Posted by Notcot on May 11, 2010 in Cult Film

Average Rating: 4.5 / 5 (20 Reviews)

Amazon.co.uk Review
While other films directed by Nicolas Roeg have attained similar cult status (including Walkabout and Don’t Look Now), none has been as hotly debated as this languid but oddly fascinating adaptation of the science fiction novel by Walter Tevis. In The Man Who Fell to Earth, David Bowie plays the alien of the title, who arrives on Earth with hopes of finding a way to save his own planet from turning into an arid wasteland. He funds this effort by capitalising on several highly lucrative inventions, and in so doing becomes the powerful leader of an international corporate conglomerate. But his success has negative consequences as well–his contact with Earth has a disintegrating effect that sends him into a tailspin of disorientation and metaphysical despair. The sexual attention of a cheerful young woman (Candy Clark) doesn’t do much to change his outlook, and his introduction to liquor proves even more devastating, until, finally, it looks as though his visit to Earth may be a permanent one.

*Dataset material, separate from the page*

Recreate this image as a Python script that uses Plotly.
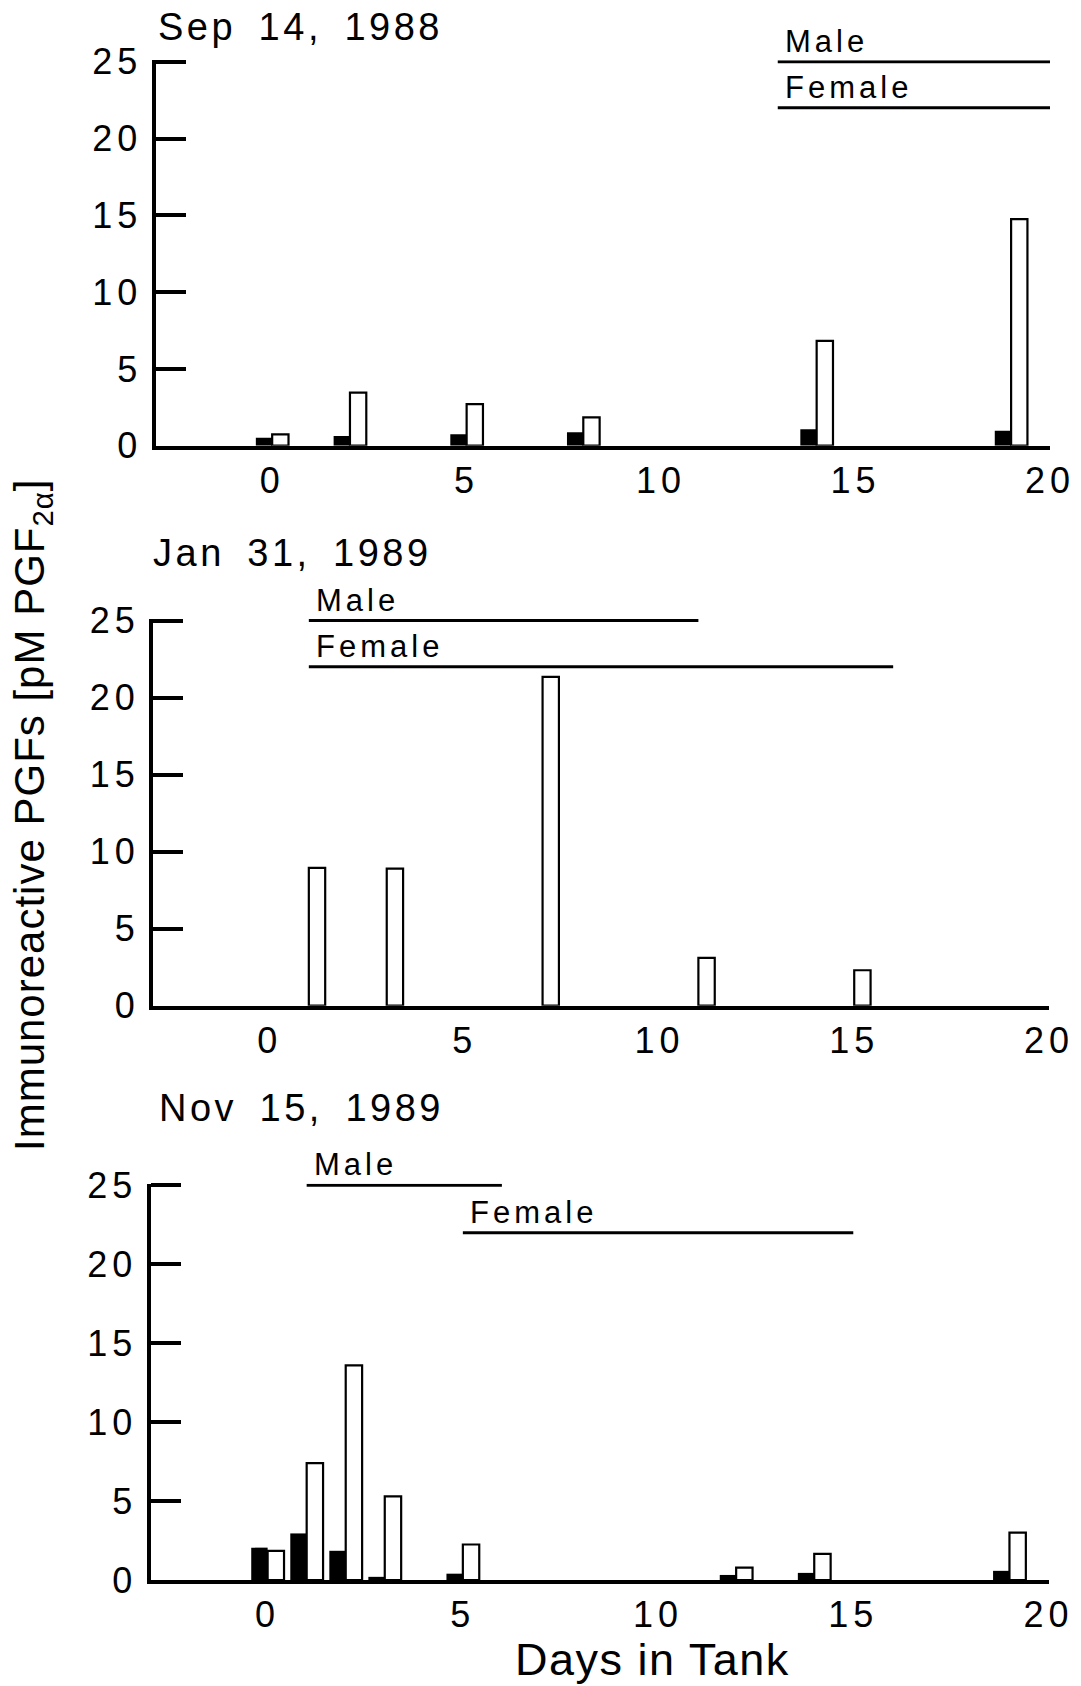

The Man Who Fell to Earth is definitely not for every taste–it’s a highly contemplative, primarily visual experience that Roeg directs as an abstract treatise on (among other things) the alienating effects of an over-commercialised society. Stimulating and hypnotic or frightfully dull, depending on your receptivity to its loosely knit ideas, it’s at least in part about not belonging, about being disconnected from the world–about being a stranger in a strange land when there’s really no place like home. –Jeff Shannon.